Cymbidiums are not showy, as the term applies to Cattleyas and Dendrobes. Their colour, if not white, is brown or yellow, with red-brown markings. We hear indeed of wonders to be introduced some day—of a gigantic species, all golden, which dwells in secluded valleys of the Himalayas, and another, bright scarlet, in Madagascar. In fact, this was collected again and again by M. Humblot and shipped to Europe; but every piece died before arrival. At length M. Humblot carried some home himself, and a few survived. Sir Trevor Lawrence bought two, I believe, but they died before flowering. So did all the rest.

But if the Cymbidiums of our experience make no display of brilliant colour, assuredly they have other virtues. When eburneum thrusts up its rigid spikes, in winter or earliest spring, crowned with great ivory blooms, the air is loaded with their perfume. I have seen a plant of Lowianum with more than twenty garlands arching out from its thicket of leaves, each bearing fifteen to twenty-five three-inch flowers, yellow or greenish, with a heavy bar of copper-red across the lip. And they grow fast. It is said that at Alnwick the Duke of Northumberland has specimens of unknown age filling boxes four feet square; each must be a garden in itself when the flowers open. And they last three months when circumstances are favourable. Sometimes also—but too rarely—the greenish yellow of Lowianum is changed to bright soft green. Nobody then could say that the colouring is not attractive.

We have here most of the recognised species—Cymbidiums are not much given to ‘sporting’: Devonianum, buff, freckled with dull crimson—lip purplish, with a dark spot on either side; Sinensis, small, brown and yellow, scented; Hookeri, greenish, dotted and blotched with purple; Traceyanum, greenish, striped with red-brown, lip white, similarly dotted, and the famous Baron Schröder variety thereof, which arrived in the very first consignment, but never since; pendulum, dusky olive, lip whitish, reddish at the sides and tip; and so on.

The only hybrids of Cymbidium known to me are eburneo-Lowianum and its converse, Lowiano-eburneum. The former is creamy yellow, with the V-shaped blotch of its father on the lip; the latter pure white, with the same blotch more sharply defined—which is to say, that Lowiano-eburneum is much the better of the two. Both are represented here.

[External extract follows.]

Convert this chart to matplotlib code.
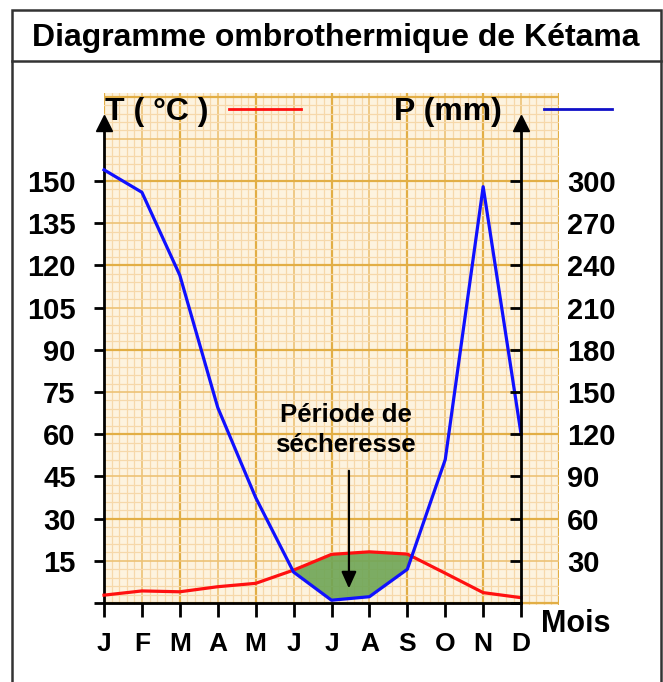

Against the glass, right and left all round, are Coelogynes of sorts.

We have another house devoted mainly to Cymbidium, in which they have been planted out for some years, with results worth noting. I am convinced that in a future day amateurs who put the well-being of their orchids above all else—above money in especial!—will discard pots entirely. Every species perhaps—every one that I have observed, at least—grows more strongly when placed in a niche, of size appropriate, on a block of tufa. There are objections, of course—quite fatal for those who have not abundance of labour at command; for the compost very quickly turns sour under such conditions if not watered with great care and judgment. Moreover, what suits the plant suits also the insects which feed upon it. And if there be rats in the neighbourhood they soon discover that there is snug lying against the pipes, behind the wall of stone. Anxious mothers find it the ideal spot for a nursery. I cannot learn, however, that they do any wanton damage, beyond nipping off a few old leaves to make their beds, which is no serious injury. I have rats in my own cool house. Many years ago, on their first arrival probably, an Odontoglossum bulb was eaten up. Doubtless that was an experiment which did not prove satisfactory, for it has never been repeated. However, rats and insects can be kept down, if not exterminated.

The Cymbidiums here were rough pieces, odds and ends, consigned to this house to live or die. Now they are grand plants, in the way to become ‘specimens,’ set among ferns and creepers on a lofty wall of tufa, the base of which is clothed with Tradescantia and Ficus repens. In front and on one side are banks of tufa planted with Masdevallias, Lycastes, Laelia harpophylla, and so forth.